The Company: Overseas Shipholding Group, one of the largest oil tanker companies in the world- The Filing: Schedule 13D filed with the SEC on July 10
- The Finding: Bermuda-based Frontline, the leading oil tanker in vessels capable of carrying between 120,000 and 320,000 in deadweight tons, wants to talk with the management of Overseas about a possible deal. As control of supply slips further from the grasp of OPEC-member nations, I am left to wonder if a Gulf-producing oil nation might look to acquire an oil tanker company, too.

The Upshot: An expanding scale of international contracts and locked-in future time-charter revenue of more than $1.28 billion makes Overseas an attractive acquisition.
Overseas has one of the healthiest balance sheets in the industry, with $1.98 billion in liquidity and adjusted debt of 30.8 percent, modest by industry standards.
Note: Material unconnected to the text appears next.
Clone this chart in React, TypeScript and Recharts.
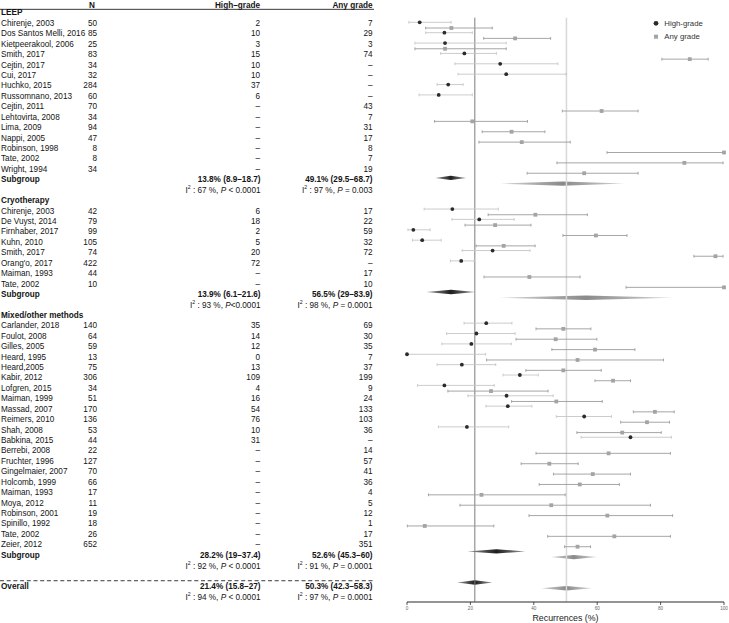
import React from "react";
import { ScatterChart, Scatter, XAxis, YAxis, ErrorBar, ReferenceLine, ReferenceArea } from "recharts";

type CI = [number, number, number] | null;

// ---------- LEEP ----------
const leepStudies = ["Chirenje, 2003", "Dos Santos Melli, 2016", "Kietpeerakool, 2006", "Smith, 2017", "Cejtin, 2017", "Cui, 2017", "Huchko, 2015", "Russomnano, 2013", "Cejtin, 2011", "Lehtovirta, 2008", "Lima, 2009", "Nappi, 2005", "Robinson, 1998", "Tate, 2002", "Wright, 1994"];
const leepN = [50, 85, 25, 83, 34, 32, 284, 60, 70, 34, 94, 47, 8, 8, 34];
const leepHighEvents = [2, 10, 3, 15, 10, 10, 37, 6, null, null, null, null, null, null, null];
const leepAnyEvents = [7, 29, 3, 74, null, null, null, null, 43, 7, 31, 17, 8, 7, 19];
const leepHighCI: CI[] = [[4.0, 0.6, 13.9], [11.8, 5.9, 20.6], [12.0, 2.5, 31.3], [18.1, 10.6, 28.2], [29.4, 15.1, 47.6], [31.3, 16.1, 50.2], [13.0, 9.5, 17.7], [10.0, 3.8, 20.6], null, null, null, null, null, null, null];
const leepAnyCI: CI[] = [[14.0, 5.9, 26.9], [34.1, 24.2, 45.3], [12.0, 2.5, 31.3], [89.2, 80.4, 95.0], null, null, null, null, [61.4, 49.0, 72.9], [20.6, 8.7, 38.0], [33.0, 23.7, 43.5], [36.2, 22.7, 51.5], [100, 63.1, 100], [87.5, 47.3, 99.7], [55.9, 37.9, 72.9]];

// ---------- Cryotherapy ----------
const cryoStudies = ["Chirenje, 2003", "De Vuyst, 2014", "Firnhaber, 2017", "Kuhn, 2010", "Smith, 2017", "Orang'o, 2017", "Maiman, 1993", "Tate, 2002"];
const cryoN = [42, 79, 99, 105, 74, 422, 44, 10];
const cryoHighEvents = [6, 18, 2, 5, 20, 72, null, null];
const cryoAnyEvents = [17, 22, 59, 32, 72, null, 17, 10];
const cryoHighCI: CI[] = [[14.3, 5.4, 28.8], [22.8, 14.2, 33.8], [2.0, 0.3, 7.3], [4.8, 1.7, 10.8], [27.0, 17.4, 38.8], [17.1, 13.7, 21.2], null, null];
const cryoAnyCI: CI[] = [[40.5, 25.6, 56.9], [27.8, 18.3, 39.1], [59.6, 49.2, 69.4], [30.5, 21.8, 40.4], [97.3, 90.5, 99.7], null, [38.6, 24.3, 54.6], [100, 69.1, 100]];

// ---------- Mixed/other methods ----------
const mixedStudies = ["Carlander, 2018", "Foulot, 2008", "Gilles, 2005", "Heard, 1995", "Heard,2005", "Kabir, 2012", "Lofgren, 2015", "Maiman, 1999", "Massad, 2007", "Reimers, 2010", "Shah, 2008", "Babkina, 2015", "Berrebi, 2008", "Fruchter, 1996", "Gingelmaier, 2007", "Holcomb, 1999", "Maiman, 1993", "Moya, 2012", "Robinson, 2001", "Spinillo, 1992", "Tate, 2002", "Zeier, 2012"];
const mixedN = [140, 64, 59, 13, 75, 306, 34, 51, 170, 136, 53, 44, 22, 127, 70, 66, 17, 11, 19, 18, 26, 652];
const mixedHighEvents = [35, 14, 12, 0, 13, 109, 4, 16, 54, 76, 10, 31, null, null, null, null, null, null, null, null, null, null];
const mixedAnyEvents = [69, 30, 35, 7, 37, 199, 9, 24, 133, 103, 36, null, 14, 57, 41, 36, 4, 5, 12, 1, 17, 351];
const mixedHighCI: CI[] = [[25.0, 18.0, 33.1], [21.9, 12.5, 34.1], [20.3, 11.0, 32.9], [0, 0, 24.8], [17.3, 9.5, 28.0], [35.6, 30.3, 41.4], [11.8, 3.3, 27.5], [31.4, 19.2, 46.1], [31.8, 24.9, 39.4], [55.9, 47.1, 64.5], [18.9, 9.9, 32.1], [70.5, 54.9, 83.4], null, null, null, null, null, null, null, null, null, null];
const mixedAnyCI: CI[] = [[49.3, 40.7, 58.0], [46.9, 34.4, 59.9], [59.3, 45.7, 71.9], [53.8, 25.1, 80.9], [49.3, 37.5, 61.3], [65.0, 59.3, 70.5], [26.5, 12.9, 44.5], [47.1, 33.0, 61.6], [78.2, 71.4, 84.3], [75.7, 67.4, 82.8], [67.9, 53.6, 80.2], null, [63.6, 40.7, 83.1], [44.9, 36.0, 54.0], [58.6, 46.2, 70.5], [54.5, 41.7, 67.0], [23.5, 6.8, 49.9], [45.5, 16.7, 76.8], [63.2, 38.5, 83.8], [5.6, 0.1, 27.4], [65.4, 44.4, 83.1], [53.8, 49.7, 57.9]];

// ---------- Pooled estimates ----------
const groupNames = ["LEEP", "Cryotherapy", "Mixed/other methods"];
const subgroupHigh: [number, number, number][] = [[13.8, 8.9, 18.7], [13.9, 6.1, 21.6], [28.2, 19, 37.4]];
const subgroupAny: [number, number, number][] = [[49.1, 29.5, 68.7], [56.5, 29, 83.9], [52.6, 45.3, 60]];
const subgroupHighI2 = ["67", "93", "92"];
const subgroupHighP = [" < 0.0001", "<0.0001", " < 0.0001"];
const subgroupAnyI2 = ["97", "98", "91"];
const subgroupAnyP = [" = 0.003", " = 0.0001", " = 0.0001"];
const overallHigh: [number, number, number] = [21.4, 15.8, 27];
const overallAny: [number, number, number] = [50.3, 42.3, 58.3];
const overallHighI2 = "94";
const overallHighP = " < 0.0001";
const overallAnyI2 = "97";
const overallAnyP = " = 0.0001";
const xTicks = [0, 20, 40, 60, 80, 100];

const groupStudies = [leepStudies, cryoStudies, mixedStudies];
const groupN = [leepN, cryoN, mixedN];
const groupHighEvents = [leepHighEvents, cryoHighEvents, mixedHighEvents];
const groupAnyEvents = [leepAnyEvents, cryoAnyEvents, mixedAnyEvents];
const groupHighCI = [leepHighCI, cryoHighCI, mixedHighCI];
const groupAnyCI = [leepAnyCI, cryoAnyCI, mixedAnyCI];

// ---------- build rows ----------
const FONT = '"Liberation Sans", Arial, Helvetica, sans-serif';
const AG_OFFSET = 0.55;
const fmt = (c: [number, number, number]) => `${c[0]}% (${c[1]}–${c[2]})`;

type Row = { x: number; y: number; kind: string; name?: string; n?: string; hg?: string; ag?: string; i2h?: string; ph?: string; i2a?: string; pa?: string };
type Pt = { x: number; y: number; errX: [number, number] };
type Dia = { y: number; ci: [number, number, number]; type: "hg" | "ag" };

const tableRows: Row[] = [];
const highPoints: Pt[] = [];
const anyPoints: Pt[] = [];
const diamonds: Dia[] = [];

tableRows.push({ x: 0, y: -1.75, kind: "header" });
tableRows.push({ x: 0, y: -1.25, kind: "rule" });
let row = -1;
groupNames.forEach((g, gi) => {
  tableRows.push({ x: 0, y: row, kind: "section", name: g });
  row++;
  groupStudies[gi].forEach((s, i) => {
    const he = groupHighEvents[gi][i];
    const ae = groupAnyEvents[gi][i];
    tableRows.push({ x: 0, y: row, kind: "study", name: s, n: String(groupN[gi][i]), hg: he === null ? "–" : String(he), ag: ae === null ? "–" : String(ae) });
    const hc = groupHighCI[gi][i];
    if (hc) highPoints.push({ x: hc[0], y: row, errX: [hc[0] - hc[1], hc[2] - hc[0]] });
    const ac = groupAnyCI[gi][i];
    if (ac) anyPoints.push({ x: ac[0], y: row + AG_OFFSET, errX: [ac[0] - ac[1], ac[2] - ac[0]] });
    row++;
  });
  tableRows.push({ x: 0, y: row, kind: "pooled", name: "Subgroup", hg: fmt(subgroupHigh[gi]), ag: fmt(subgroupAny[gi]) });
  diamonds.push({ y: row, ci: subgroupHigh[gi], type: "hg" });
  diamonds.push({ y: row + AG_OFFSET, ci: subgroupAny[gi], type: "ag" });
  row++;
  tableRows.push({ x: 0, y: row, kind: "het", i2h: subgroupHighI2[gi], ph: subgroupHighP[gi], i2a: subgroupAnyI2[gi], pa: subgroupAnyP[gi] });
  row++;
});
tableRows.push({ x: 0, y: row + 0.83, kind: "dash" });
row++;
tableRows.push({ x: 0, y: row, kind: "pooled", name: "Overall", hg: fmt(overallHigh), ag: fmt(overallAny) });
diamonds.push({ y: row, ci: overallHigh, type: "hg" });
diamonds.push({ y: row + AG_OFFSET, ci: overallAny, type: "ag" });
row++;
tableRows.push({ x: 0, y: row, kind: "het", i2h: overallHighI2, ph: overallHighP, i2a: overallAnyI2, pa: overallAnyP });

// ---------- drawing helpers ----------
const FS = 8.2;
const COL_NAME = 1;
const COL_N = 97;
const COL_HG = 260;
const COL_AG = 372.5;
const TXT = "#141414";

const Het = ({ x, y, i2, p }: { x: number; y: number; i2: string; p: string }) => (
  <text x={x} y={y} textAnchor="end" dominantBaseline="central" fontSize={FS} fill={TXT} fontFamily={FONT} style={{ whiteSpace: "pre" }}>
    <tspan>I</tspan>
    <tspan dy={-3} fontSize={5.2}>2</tspan>
    <tspan dy={3}>{` : ${i2} %, `}</tspan>
    <tspan fontStyle="italic">P</tspan>
    <tspan>{p}</tspan>
  </text>
);

const tableShape = (props: any) => {
  const r: Row = props.payload;
  const cy: number = props.cy;
  if (r.kind === "rule") return <line x1={0} x2={374} y1={cy} y2={cy} stroke="#222" strokeWidth={0.9} />;
  if (r.kind === "dash") return <line x1={0} x2={374} y1={cy} y2={cy} stroke="#222" strokeWidth={0.9} strokeDasharray="4 2.7" />;
  const ty = cy + 1 + 0.055 * r.y;
  const common = { dominantBaseline: "central" as const, fontSize: FS, fill: TXT, fontFamily: FONT };
  if (r.kind === "header") {
    return (
      <g>
        <text {...common} x={COL_N - 5} y={ty} textAnchor="middle" fontWeight="bold">N</text>
        <text {...common} x={COL_HG} y={ty} textAnchor="end" fontWeight="bold">High–grade</text>
        <text {...common} x={COL_AG} y={ty} textAnchor="end" fontWeight="bold">Any grade</text>
      </g>
    );
  }
  if (r.kind === "section") return <text {...common} x={COL_NAME} y={ty} fontWeight="bold">{r.name}</text>;
  if (r.kind === "study") {
    return (
      <g>
        <text {...common} x={COL_NAME} y={ty}>{r.name}</text>
        <text {...common} x={COL_N} y={ty} textAnchor="end">{r.n}</text>
        <text {...common} x={COL_HG} y={ty} textAnchor="end">{r.hg}</text>
        <text {...common} x={COL_AG} y={ty} textAnchor="end">{r.ag}</text>
      </g>
    );
  }
  if (r.kind === "pooled") {
    return (
      <g>
        <text {...common} x={COL_NAME} y={ty} fontWeight="bold">{r.name}</text>
        <text {...common} x={COL_HG + 0.5} y={ty} textAnchor="end" fontWeight="bold">{r.hg}</text>
        <text {...common} x={COL_AG} y={ty} textAnchor="end" fontWeight="bold">{r.ag}</text>
      </g>
    );
  }
  if (r.kind === "het") {
    return (
      <g>
        <Het x={COL_HG + 0.5} y={ty} i2={r.i2h || ""} p={r.ph || ""} />
        <Het x={COL_AG} y={ty} i2={r.i2a || ""} p={r.pa || ""} />
      </g>
    );
  }
  return <g />;
};

const highShape = (p: any) => <circle cx={p.cx} cy={p.cy} r={1.9} fill="#2b2b2b" />;
const anyShape = (p: any) => <rect x={p.cx - 1.9} y={p.cy - 1.9} width={3.8} height={3.8} fill="#a4a4a4" />;

const diamondShape = (d: Dia) => (props: any) => {
  const { x, y, width, height } = props;
  const [est, lo, hi] = d.ci;
  const px = x + (width * (est - lo)) / (hi - lo);
  return (
    <polygon
      points={`${x},${y + height / 2} ${px},${y} ${x + width},${y + height / 2} ${px},${y + height}`}
      fill={d.type === "hg" ? "url(#gradHG)" : "url(#gradAG)"}
    />
  );
};

export default function App() {
  return (
    <div style={{ position: "absolute", left: 0, top: 0, width: 729, height: 623, background: "#fff" }}>
      <ScatterChart width={729} height={623} margin={{ top: 0, right: 5, bottom: 0, left: 407 }}>
        <defs>
          <linearGradient id="gradHG" x1="0" y1="0" x2="1" y2="0">
            <stop offset="0%" stopColor="#9a9a9a" />
            <stop offset="50%" stopColor="#1e1e1e" />
            <stop offset="100%" stopColor="#9a9a9a" />
          </linearGradient>
          <linearGradient id="gradAG" x1="0" y1="0" x2="1" y2="0">
            <stop offset="0%" stopColor="#d6d6d6" />
            <stop offset="50%" stopColor="#8a8a8a" />
            <stop offset="100%" stopColor="#d6d6d6" />
          </linearGradient>
        </defs>
        <XAxis
          type="number"
          dataKey="x"
          domain={[0, 100]}
          ticks={xTicks}
          height={21}
          tickSize={3}
          tickMargin={2}
          tick={{ fontSize: 4.6, fill: "#666", fontFamily: FONT }}
          axisLine={{ stroke: "#2a2a2a", strokeWidth: 1.2 }}
          tickLine={{ stroke: "#2a2a2a", strokeWidth: 0.8 }}
          label={{ value: "Recurrences (%)", position: "insideBottom", offset: 2.5, fontSize: 8.8, fill: "#1a1a1a", fontFamily: FONT }}
        />
        <YAxis type="number" dataKey="y" domain={[-2.15, 55.88]} reversed hide />
        <ReferenceLine segment={[{ x: 50.3, y: -0.45 }, { x: 50.3, y: 55.85 }]} stroke="#d8d8d8" strokeWidth={1.5} />
        <ReferenceLine segment={[{ x: 21.4, y: -0.45 }, { x: 21.4, y: 55.85 }]} stroke="#7c7c7c" strokeWidth={1} />
        {diamonds.map((d, i) => (
          <ReferenceArea key={i} x1={d.ci[1]} x2={d.ci[2]} y1={d.y - 0.21} y2={d.y + 0.21} shape={diamondShape(d)} />
        ))}
        <Scatter data={tableRows} shape={tableShape} isAnimationActive={false} />
        <Scatter data={anyPoints} shape={anyShape} isAnimationActive={false}>
          <ErrorBar dataKey="errX" direction="x" width={1.4} stroke="#9c9c9c" strokeWidth={0.9} isAnimationActive={false} />
        </Scatter>
        <Scatter data={highPoints} shape={highShape} isAnimationActive={false}>
          <ErrorBar dataKey="errX" direction="x" width={1.4} stroke="#c6c6c6" strokeWidth={0.9} isAnimationActive={false} />
        </Scatter>
      </ScatterChart>
      <svg width={80} height={30} style={{ position: "absolute", left: 650, top: 16 }}>
        <circle cx={6} cy={7.3} r={2.4} fill="#2b2b2b" />
        <text x={14.3} y={7.3} dominantBaseline="central" fontSize={7.8} fill="#333" fontFamily={FONT}>High-grade</text>
        <rect x={4} y={18.7} width={4} height={4} fill="#a4a4a4" />
        <text x={14.3} y={20.7} dominantBaseline="central" fontSize={7.8} fill="#333" fontFamily={FONT}>Any grade</text>
      </svg>
    </div>
  );
}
The global Very Large Crude Carrier (VLCC) fleet supply (for long-haulage) stood at 475 vessels in April 2008, down from 483 units at January 1, 2007. Stable supply combined with strong crude oil prices and higher production demand generated average day spot time-charter rates at Overseas in the first-quarter ended March 31 of about $99,000 — two times the first quarter 2007 average price.
The rate outlook for 2010 and 2011 is compelling, too, as single-hull tankers are phased out and/or converted for dry bulk use.
OPEC said today that the need for its oil in 2009 would show the first significant decline in demand since 2002, due to higher crude prices and the slowing U.S. economy.
Demand for tanker demand has historically run parallel to OPEC production. Consumption increases in China and India combined with rising supply from non-member countries in West Africa and states from the former Soviet Union, however, will offset softening exports in the Middle East, raising forward visibility of the tanker trade.
Vertical ownership of the producing fields, pipelines, and storage infrastructure has historically helped the OPEC-8 members located in the Gulf Region to manipulate prices for its crude. The only OPEC-8 nations to own and operate fleets of crude oil and liquefied gas tankers are Kuwait (KOTC) and Iraq.
The Question: As price leverage slips further from their grasp, what is to prevent OPEC nations from buying up oil tankers — with their excess billions in oil revenue — to choke supply and reassert control over markets?